Wachovia’s 5.50% 2013 notes, which traded at 71.5 before WaMu was seized, plummeted nearly 25 points on news that WaMu bondholders would be wiped out. Golden West Financial 4.75% notes plummeted 25 points to 40. Wachovia’s troubles have been traced to its acquisition of Golden West for US$25bn two years ago. The bonds recovered after Citi agreed to assume the debt obligation.

“The move was not altruistic on Citi’s part,” said one banker. “The ability to tap the bond market for short-term funding would have collapsed if Wachovia’s bonds were scrapped and Citi understood that,” the banker said.

The FDIC came to that understanding as well, but too late for WaMu bondholders. Citi stood to take Wachovia’s banking operations, some US$700bn in assets, for about US$2.16bn or US$1 a share.

The FDIC-backed deal with Citi died, however, as Wells Fargo, which had been an early favourite to take Wachovia, stepped up with US$15.1bn for all of Wachovia, including its money management and investment banking operations on Friday with no backstop from the FDIC (See story in People & Markets).

For WaMu bondholders the only hope of recovery depends on the bank’s ability to claw back cash. WaMu filed for protection in Delaware listing US$32.8bn in assets and US$8.2bn in debt, including more than US$7bn in bond debt.

The US$32.8bn plus a further US$500m to US$1bn in assets at WMI Investment Corp are largely paper assets. Heading into this year WaMu reported a nearly US$30bn equity investment in its subsidiaries. The value of that investment was washed out when the OTS and FDIC seized its assets. Of what is left, US$5bn cash is in its banking units that are now part of JPMorgan.
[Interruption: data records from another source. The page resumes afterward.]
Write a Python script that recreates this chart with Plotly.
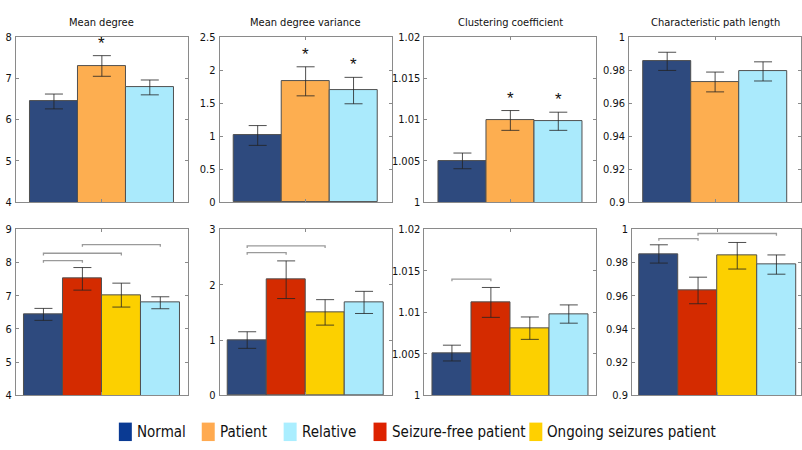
import plotly.graph_objects as go

# ---------------------------------------------------------------- data
titles = ["Mean degree", "Mean degree variance",
          "Clustering coefficient", "Characteristic path length"]

groups_top = ["Normal", "Patient", "Relative"]
groups_bottom = ["Normal", "Seizure-free patient", "Ongoing seizures patient", "Relative"]

# upper row: normal / patient / relative
mean_degree_top = [6.44, 7.30, 6.78]
mean_degree_top_err = [0.18, 0.25, 0.18]
variance_top = [1.01, 1.83, 1.69]
variance_top_err = [0.15, 0.22, 0.20]
clustering_top = [1.0050, 1.0099, 1.0098]
clustering_top_err = [0.00095, 0.0012, 0.0011]
path_length_top = [0.9853, 0.9728, 0.9792]
path_length_top_err = [0.0055, 0.0060, 0.0058]

# lower row: normal / seizure-free / ongoing seizures / relative
mean_degree_bottom = [6.44, 7.51, 7.02, 6.79]
mean_degree_bottom_err = [0.18, 0.34, 0.36, 0.18]
variance_bottom = [1.00, 2.09, 1.50, 1.68]
variance_bottom_err = [0.15, 0.34, 0.23, 0.20]
clustering_bottom = [1.0051, 1.0112, 1.0081, 1.0098]
clustering_bottom_err = [0.00095, 0.0018, 0.00135, 0.0011]
path_length_bottom = [0.9852, 0.9632, 0.9841, 0.9788]
path_length_bottom_err = [0.0055, 0.0080, 0.0080, 0.0058]

# significance: starred bars (1-based) in the upper row
stars_top = [[2], [2, 3], [2, 3], []]
# significance brackets in the lower row: (from bar, to bar, height)
brackets_bottom = [
    [(1, 2, 8.06), (1, 3, 8.28), (2, 4, 8.54)],
    [(1, 2, 2.58), (1, 3, 2.70)],
    [(1, 2, 1.0140)],
    [(1, 2, 0.9944), (2, 4, 0.9975)],
]

y_ranges_top = [(4, 8), (0, 2.5), (1, 1.02), (0.9, 1.0)]
y_dticks_top = [1, 0.5, 0.005, 0.02]
y_ranges_bottom = [(4, 9), (0, 3), (1, 1.02), (0.9, 1.0)]
y_dticks_bottom = [1, 1, 0.005, 0.02]

# ---------------------------------------------------------------- style
W, H = 802, 450
FONT = "DejaVu Sans Condensed, Liberation Sans Narrow, Arial Narrow, sans-serif"
bar_colors = {
    "Normal": "#2E4A7E",
    "Patient": "#FDAE50",
    "Relative": "#AAEAFC",
    "Seizure-free patient": "#D42B00",
    "Ongoing seizures patient": "#FCD000",
}
legend_colors = {
    "Normal": "#0A3A93",
    "Patient": "#FFAA50",
    "Relative": "#AAEEFF",
    "Seizure-free patient": "#DD2200",
    "Ongoing seizures patient": "#FFD000",
}
legend_order = ["Normal", "Patient", "Relative",
                "Seizure-free patient", "Ongoing seizures patient"]

# panel placement in pixels
cols_top_px = [(16, 188), (220, 392), (425, 597), (630, 802)]
cols_bottom_px = [(16, 188), (220, 392), (425, 597), (633, 802)]
row_top_px = (32, 202)
row_bottom_px = (230, 401)
x_ranges_top = [(0.208, 3.792)] * 4
x_ranges_bottom = [(0.295, 4.705)] * 3 + [(0.32, 4.627)]


def px_x(p):
    return p / W


def px_y(p):
    return 1 - p / H


fig = go.Figure()
layout = {}

top_series = [
    (mean_degree_top, mean_degree_top_err),
    (variance_top, variance_top_err),
    (clustering_top, clustering_top_err),
    (path_length_top, path_length_top_err),
]
bottom_series = [
    (mean_degree_bottom, mean_degree_bottom_err),
    (variance_bottom, variance_bottom_err),
    (clustering_bottom, clustering_bottom_err),
    (path_length_bottom, path_length_bottom_err),
]

axis_common = dict(
    showline=True, linecolor="#8a8a8a", linewidth=1, mirror="ticks",
    ticks="inside", ticklen=3, tickcolor="#8a8a8a", showgrid=False,
    zeroline=False, fixedrange=True,
    tickfont=dict(family=FONT, size=11, color="#111111"),
)


def add_panel(idx, groups, values, errs, cols_px, row_px, xr, yr, dtick):
    n = idx + 1
    xa = "x" if n == 1 else f"x{n}"
    ya = "y" if n == 1 else f"y{n}"
    xs = list(range(1, len(groups) + 1))
    fig.add_trace(go.Bar(
        x=xs, y=values, width=1,
        marker=dict(color=[bar_colors[g] for g in groups],
                    line=dict(color="#505050", width=1)),
        error_y=dict(type="data", array=errs, color="rgba(35,35,35,0.8)",
                     thickness=1, width=9),
        xaxis=xa, yaxis=ya, showlegend=False,
    ))
    c0, c1 = cols_px
    r0, r1 = row_px
    layout["xaxis" if n == 1 else f"xaxis{n}"] = dict(
        axis_common, domain=[px_x(c0), min(px_x(c1), 1.0)],
        range=list(xr), anchor=ya,
        tickvals=[(len(groups) + 1) / 2], showticklabels=False,
    )
    layout["yaxis" if n == 1 else f"yaxis{n}"] = dict(
        axis_common, domain=[px_y(r1), px_y(r0)],
        range=list(yr), dtick=dtick, tick0=yr[0], anchor=xa,
        ticklabelstandoff=1,
    )
    return xa, ya


annotations = []
shapes = []

for i in range(4):
    vals, errs = top_series[i]
    xa, ya = add_panel(i, groups_top, vals, errs, cols_top_px[i], row_top_px,
                       x_ranges_top[i], y_ranges_top[i], y_dticks_top[i])
    c0, c1 = cols_top_px[i]
    annotations.append(dict(
        text=titles[i], xref="paper", yref="paper",
        x=px_x((c0 + c1) / 2), y=px_y(17), xanchor="center", yanchor="middle",
        showarrow=False, font=dict(family=FONT, size=11, color="#111111"),
    ))
    for b in stars_top[i]:
        annotations.append(dict(
            text="*", xref=xa, yref=ya, x=b, y=vals[b - 1] + errs[b - 1],
            xanchor="center", yanchor="bottom", yshift=1, showarrow=False,
            font=dict(family="Liberation Sans, Arial, sans-serif", size=17,
                      color="#111111"),
        ))

for i in range(4):
    vals, errs = bottom_series[i]
    xa, ya = add_panel(i + 4, groups_bottom, vals, errs, cols_bottom_px[i],
                       row_bottom_px, x_ranges_bottom[i], y_ranges_bottom[i],
                       y_dticks_bottom[i])
    yr = y_ranges_bottom[i]
    tip = (yr[1] - yr[0]) * 0.013
    for a, b, h in brackets_bottom[i]:
        fig.add_trace(go.Scatter(
            x=[a, a, b, b], y=[h - tip, h, h, h - tip], mode="lines",
            line=dict(color="#9a9a9a", width=1.3),
            xaxis=xa, yaxis=ya, showlegend=False, hoverinfo="skip",
        ))

# legend row along the bottom
legend_x_px = [119, 202, 284, 374, 530]
for name, lx in zip(legend_order, legend_x_px):
    shapes.append(dict(
        type="rect", xref="paper", yref="paper",
        x0=px_x(lx), x1=px_x(lx + 13), y0=px_y(448), y1=px_y(429),
        fillcolor=legend_colors[name], line=dict(width=0),
    ))
    annotations.append(dict(
        text=name, xref="paper", yref="paper", x=px_x(lx + 16), y=px_y(438.5),
        xanchor="left", yanchor="middle", showarrow=False,
        font=dict(family=FONT, size=15, color="#111111"),
    ))

fig.update_layout(
    width=W, height=H, margin=dict(l=0, r=0, t=0, b=0),
    paper_bgcolor="white", plot_bgcolor="white",
    showlegend=False, bargap=0, annotations=annotations, shapes=shapes,
    **layout,
)

fig.write_html("out.html")
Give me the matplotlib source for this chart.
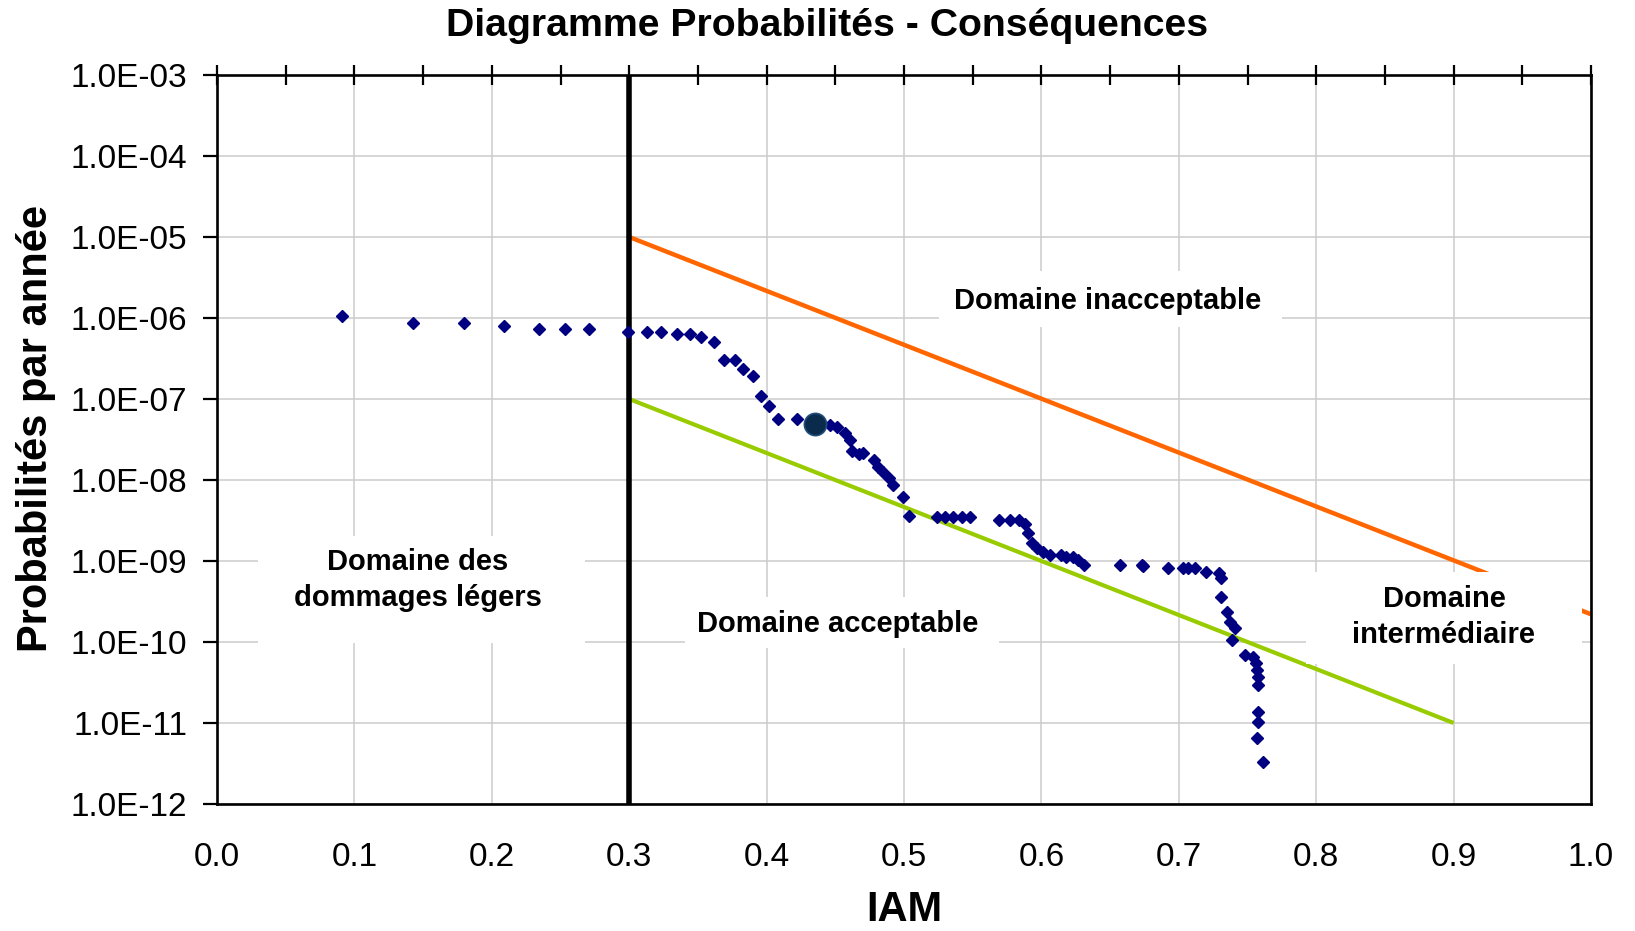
import matplotlib
matplotlib.use("Agg")
import matplotlib.pyplot as plt
from matplotlib.ticker import FixedLocator, FuncFormatter, MultipleLocator
from matplotlib.patches import Rectangle

plt.rcParams['font.family'] = ['Liberation Sans', 'DejaVu Sans']

# ---- data ----
title = "Diagramme Probabilités - Conséquences"
xlabel = "IAM"
ylabel = "Probabilités par année"

iam_pts = [0.091, 0.143, 0.180, 0.209, 0.234, 0.253, 0.271, 0.299, 0.313, 0.323,
           0.335, 0.344, 0.352, 0.362, 0.369, 0.377, 0.383, 0.390, 0.396, 0.402,
           0.408, 0.422, 0.446, 0.451, 0.457, 0.461, 0.462, 0.467, 0.470, 0.478,
           0.481, 0.485, 0.489, 0.492, 0.499, 0.504, 0.524, 0.530, 0.536, 0.542,
           0.548, 0.569, 0.577, 0.584, 0.588, 0.590, 0.593, 0.597, 0.601, 0.606,
           0.614, 0.618, 0.623, 0.627, 0.631, 0.657, 0.673, 0.674, 0.692, 0.703,
           0.707, 0.712, 0.720, 0.729, 0.731, 0.731, 0.735, 0.737, 0.741, 0.739,
           0.748, 0.754, 0.756, 0.757, 0.758, 0.758, 0.758, 0.758, 0.757, 0.761]
prob_pts = [1.07e-6, 8.6e-7, 8.6e-7, 8.0e-7, 7.3e-7, 7.3e-7, 7.3e-7, 6.8e-7, 6.8e-7, 6.8e-7,
            6.3e-7, 6.3e-7, 5.8e-7, 5.0e-7, 3.0e-7, 3.0e-7, 2.35e-7, 1.9e-7, 1.1e-7, 8.2e-8,
            5.6e-8, 5.6e-8, 4.8e-8, 4.55e-8, 3.8e-8, 3.1e-8, 2.25e-8, 2.1e-8, 2.15e-8, 1.77e-8,
            1.46e-8, 1.27e-8, 1.05e-8, 8.7e-9, 6.2e-9, 3.6e-9, 3.5e-9, 3.5e-9, 3.5e-9, 3.5e-9,
            3.5e-9, 3.2e-9, 3.2e-9, 3.2e-9, 2.9e-9, 2.2e-9, 1.65e-9, 1.43e-9, 1.3e-9, 1.19e-9,
            1.19e-9, 1.13e-9, 1.13e-9, 1.03e-9, 8.9e-10, 8.9e-10, 8.9e-10, 8.6e-10, 8.1e-10, 8.1e-10,
            8.1e-10, 8.1e-10, 7.4e-10, 7.1e-10, 6.2e-10, 3.6e-10, 2.35e-10, 1.77e-10, 1.49e-10, 1.06e-10,
            6.9e-11, 6.5e-11, 5.5e-11, 4.5e-11, 3.7e-11, 2.95e-11, 1.37e-11, 1.03e-11, 6.5e-12, 3.3e-12]

highlight_iam = [0.435]
highlight_prob = [4.9e-8]

upper_iam = [0.3, 1.0]
upper_prob = [1e-5, 2.2e-10]
lower_iam = [0.3, 0.9]
lower_prob = [1e-7, 1e-11]

limit_iam = [0.3, 0.3]
limit_prob = [1e-12, 1e-3]

y_ticks = [1e-3, 1e-4, 1e-5, 1e-6, 1e-7, 1e-8, 1e-9, 1e-10, 1e-11, 1e-12]
x_ticks = [0.0, 0.1, 0.2, 0.3, 0.4, 0.5, 0.6, 0.7, 0.8, 0.9, 1.0]

zone_labels = ["Domaine inacceptable", "Domaine acceptable",
               "Domaine des\ndommages légers", "Domaine\nintermédiaire"]

# ---- figure ----
fig = plt.figure(figsize=(16.35, 9.31), dpi=100)
ax = fig.add_axes([217/1635, 1-804/931, 1374/1635, 729/931])

ax.set_yscale('log')
ax.set_xlim(0.0, 1.0)
ax.set_ylim(1e-12, 1e-3)

ax.grid(True, which='major', color='#cccccc', linewidth=1.1, zorder=0)
ax.set_axisbelow(True)

ax.plot(upper_iam, upper_prob, color='#ff6600', linewidth=3.2, zorder=2, solid_capstyle='butt')
ax.plot(lower_iam, lower_prob, color='#99cc00', linewidth=3.0, zorder=2, solid_capstyle='butt')
ax.plot(limit_iam, limit_prob, color='black', linewidth=4.0, zorder=3, solid_capstyle='butt')

# white text boxes (axes fraction)
boxes = [(0.5255, 0.6543, 0.2496, 0.0768),
         (0.3406, 0.2140, 0.2285, 0.0700),
         (0.0298, 0.2209, 0.2380, 0.1467),
         (0.7926, 0.1920, 0.2008, 0.1262)]
text_pos = [(0.6485, 0.6898), (0.4520, 0.2467), (0.1463, 0.3073), (0.8930, 0.2565)]
for (bx, by, bw, bh), (tx, ty), lab in zip(boxes, text_pos, zone_labels):
    ax.add_patch(Rectangle((bx, by), bw, bh, transform=ax.transAxes,
                           facecolor='white', edgecolor='none', zorder=4))
    ax.text(tx, ty, lab, transform=ax.transAxes, ha='center', va='center',
            fontsize=21, fontweight='bold', linespacing=1.36, zorder=5)

ax.plot(iam_pts, prob_pts, linestyle='none', marker='D', markersize=6.3,
        color='#000080', markeredgecolor='#000080', zorder=6)
ax.plot(highlight_iam, highlight_prob, linestyle='none', marker='o', markersize=16,
        color='#0b2b4c', markeredgecolor='#1f4e79', markeredgewidth=1.2, zorder=7)

# axes styling
for s in ax.spines.values():
    s.set_linewidth(1.9)
    s.set_color('black')
    s.set_zorder(8)

ax.yaxis.set_major_locator(FixedLocator(y_ticks))
ax.yaxis.set_minor_locator(FixedLocator([]))
ax.yaxis.set_major_formatter(FuncFormatter(lambda v, p: f"{v:.1E}"))
ax.tick_params(axis='y', which='major', direction='out', length=10, width=1.6,
               pad=11.5, labelsize=24, left=True, right=False)

ax.xaxis.set_major_locator(FixedLocator(x_ticks))
ax.xaxis.set_minor_locator(MultipleLocator(0.05))
ax.xaxis.set_major_formatter(FuncFormatter(lambda v, p: f"{v:.1f}"))
ax.tick_params(axis='x', which='both', direction='inout', length=14.4, width=1.6,
               bottom=False, top=True, labelbottom=True, labeltop=False,
               pad=20.0, labelsize=24)

fig.text(827/1635, 1-26/931, title, ha='center', va='center',
         fontsize=28.3, fontweight='bold')
fig.text(36/1635, 1-429/931, ylabel, ha='center', va='center', rotation=90,
         fontsize=30, fontweight='bold')
fig.text(904/1635, 1/931, xlabel, ha='center', va='bottom',
         fontsize=30, fontweight='bold')

fig.savefig('out.png', dpi=100)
Washington Mutual raised about US$7.2bn in April, selling equity to a group of private investors led by TPG Capital. The bank contributed about US$5bn of the proceeds from that sale to its Washington Mutual Bank.

That is the cash that will become the centre of the bankruptcy case. TPG’s equity position, above 5% of the shares outstanding, is essentially worthless. WaMu says it has a standstill in place with JPM as the accounts are untangled.

WaMu bondholders are optimistically looking to a pool of between US$4bn and US$4.5bn. The bank’s senior unsecured bondholders could recover more than 80% of their principal if that cash is reclaimed at the holding company level.

WaMu had about US$4.1bn in senior bonds outstanding when it filed. Its 2009 notes rose more than 15 points to 61.937 after the company filed on the expectation that the cash would be recovered.